* [STORED DATA]:
+ + + +

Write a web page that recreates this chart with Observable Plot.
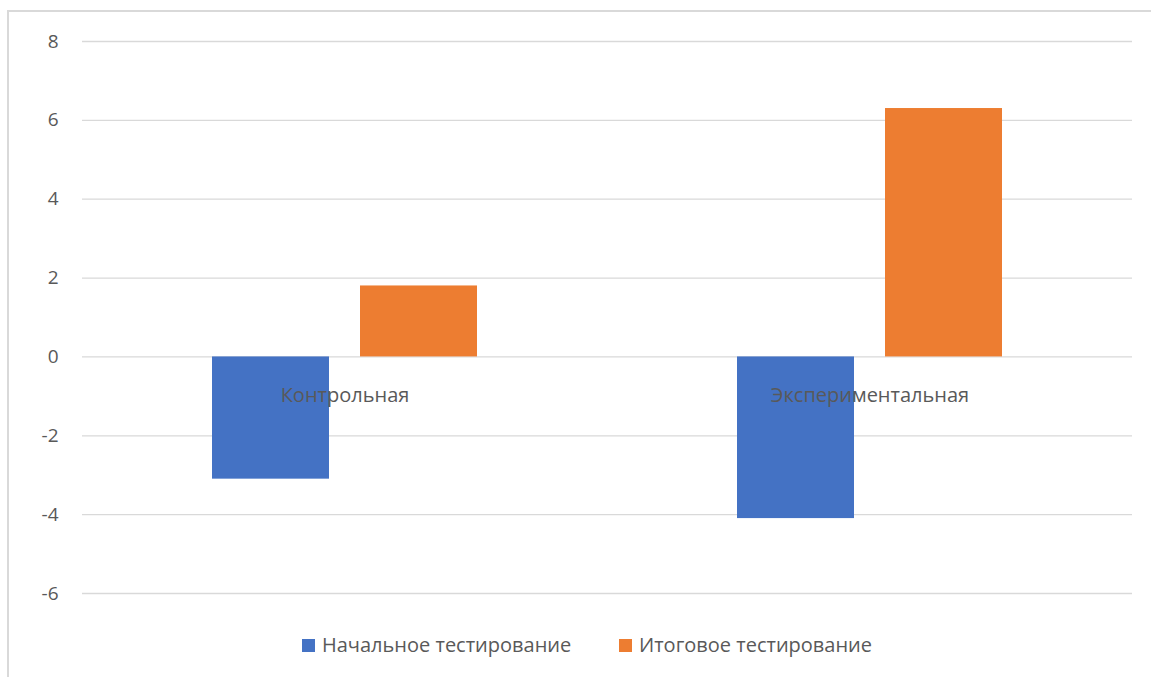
<!DOCTYPE html>
<html>
<head>
<meta charset="utf-8">
<script src="https://cdn.jsdelivr.net/npm/d3@7"></script>
<script src="https://cdn.jsdelivr.net/npm/@observablehq/plot@0.6"></script>
<style>
  html, body { margin: 0; padding: 0; background: #fff; }
  #wrap { position: relative; width: 1151px; height: 677px; overflow: hidden; font-family: "Open Sans", sans-serif; }
  #frame { position: absolute; left: 7px; top: 10px; width: 1160px; height: 680px; border-top: 2px solid #d9d9d9; border-left: 2px solid #d9d9d9; box-sizing: border-box; }
  #chart { position: absolute; left: 0; top: 0; }
  .leg { position: absolute; top: 631px; height: 28px; line-height: 28px; display: flex; align-items: center; font-size: 20px; color: #595959; white-space: nowrap; }
  .sw { width: 13px; height: 13px; margin-right: 7px; }
</style>
</head>
<body>
<div id="wrap">
  <div id="frame"></div>
  <div id="chart"></div>
  <div id="legend"></div>
</div>
<script>
const categories = ["Контрольная", "Экспериментальная"];
const series = ["Начальное тестирование", "Итоговое тестирование"];
const initialValues = [-3.1, -4.1];
const finalValues = [1.8, 6.3];
const yTicks = [-6, -4, -2, 0, 2, 4, 6, 8];
const colors = ["#4472C4", "#ED7D31"];

const data = categories.flatMap((c, i) => [
  {cat: c, series: series[0], value: initialValues[i]},
  {cat: c, series: series[1], value: finalValues[i]}
]);

const chart = Plot.plot({
  width: 1151,
  height: 620,
  marginLeft: 81,
  marginRight: 19,
  marginTop: 41,
  marginBottom: 27,
  style: {fontFamily: "'Open Sans', sans-serif", color: "#595959", background: "transparent"},
  fx: {domain: categories, padding: 0, axis: null},
  x: {domain: series, paddingInner: 0.208, paddingOuter: 0.8675, axis: null},
  y: {domain: [-6, 8], label: null},
  color: {domain: series, range: colors},
  marks: [
    Plot.gridY(yTicks, {stroke: "#d9d9d9", strokeOpacity: 1, strokeWidth: 1.3}),
    Plot.barY(data, {fx: "cat", x: "series", y: "value", fill: "series"}),
    Plot.axisY(yTicks, {tickSize: 0, tickPadding: 24, fontSize: 19, fill: "#595959", label: null, tickFormat: d => String(d)}),
    Plot.text(categories, {fx: d => d, text: d => d, y: 0, dy: 39, fontSize: 20, fill: "#595959"})
  ]
});
document.getElementById("chart").appendChild(chart);

const legend = document.getElementById("legend");
const legX = [302, 619];
series.forEach((s, i) => {
  const item = document.createElement("div");
  item.className = "leg";
  item.style.left = legX[i] + "px";
  item.innerHTML = `<div class="sw" style="background:${colors[i]}"></div><span>${s}</span>`;
  legend.appendChild(item);
});
</script>
</body>
</html>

+ + + +

* [TASK STATEMENT]: Exactly as written, return every line of the listing, but not the pictures.

* [RESULT OF THE TASK]:
Write a web page that recreates this chart with Observable Plot.
<!DOCTYPE html>
<html>
<head>
<meta charset="utf-8">
<script src="https://cdn.jsdelivr.net/npm/d3@7"></script>
<script src="https://cdn.jsdelivr.net/npm/@observablehq/plot@0.6"></script>
<style>
  html, body { margin: 0; padding: 0; background: #fff; }
  #wrap { position: relative; width: 1151px; height: 677px; overflow: hidden; font-family: "Open Sans", sans-serif; }
  #frame { position: absolute; left: 7px; top: 10px; width: 1160px; height: 680px; border-top: 2px solid #d9d9d9; border-left: 2px solid #d9d9d9; box-sizing: border-box; }
  #chart { position: absolute; left: 0; top: 0; }
  .leg { position: absolute; top: 631px; height: 28px; line-height: 28px; display: flex; align-items: center; font-size: 20px; color: #595959; white-space: nowrap; }
  .sw { width: 13px; height: 13px; margin-right: 7px; }
</style>
</head>
<body>
<div id="wrap">
  <div id="frame"></div>
  <div id="chart"></div>
  <div id="legend"></div>
</div>
<script>
const categories = ["Контрольная", "Экспериментальная"];
const series = ["Начальное тестирование", "Итоговое тестирование"];
const initialValues = [-3.1, -4.1];
const finalValues = [1.8, 6.3];
const yTicks = [-6, -4, -2, 0, 2, 4, 6, 8];
const colors = ["#4472C4", "#ED7D31"];

const data = categories.flatMap((c, i) => [
  {cat: c, series: series[0], value: initialValues[i]},
  {cat: c, series: series[1], value: finalValues[i]}
]);

const chart = Plot.plot({
  width: 1151,
  height: 620,
  marginLeft: 81,
  marginRight: 19,
  marginTop: 41,
  marginBottom: 27,
  style: {fontFamily: "'Open Sans', sans-serif", color: "#595959", background: "transparent"},
  fx: {domain: categories, padding: 0, axis: null},
  x: {domain: series, paddingInner: 0.208, paddingOuter: 0.8675, axis: null},
  y: {domain: [-6, 8], label: null},
  color: {domain: series, range: colors},
  marks: [
    Plot.gridY(yTicks, {stroke: "#d9d9d9", strokeOpacity: 1, strokeWidth: 1.3}),
    Plot.barY(data, {fx: "cat", x: "series", y: "value", fill: "series"}),
    Plot.axisY(yTicks, {tickSize: 0, tickPadding: 24, fontSize: 19, fill: "#595959", label: null, tickFormat: d => String(d)}),
    Plot.text(categories, {fx: d => d, text: d => d, y: 0, dy: 39, fontSize: 20, fill: "#595959"})
  ]
});
document.getElementById("chart").appendChild(chart);

const legend = document.getElementById("legend");
const legX = [302, 619];
series.forEach((s, i) => {
  const item = document.createElement("div");
  item.className = "leg";
  item.style.left = legX[i] + "px";
  item.innerHTML = `<div class="sw" style="background:${colors[i]}"></div><span>${s}</span>`;
  legend.appendChild(item);
});
</script>
</body>
</html>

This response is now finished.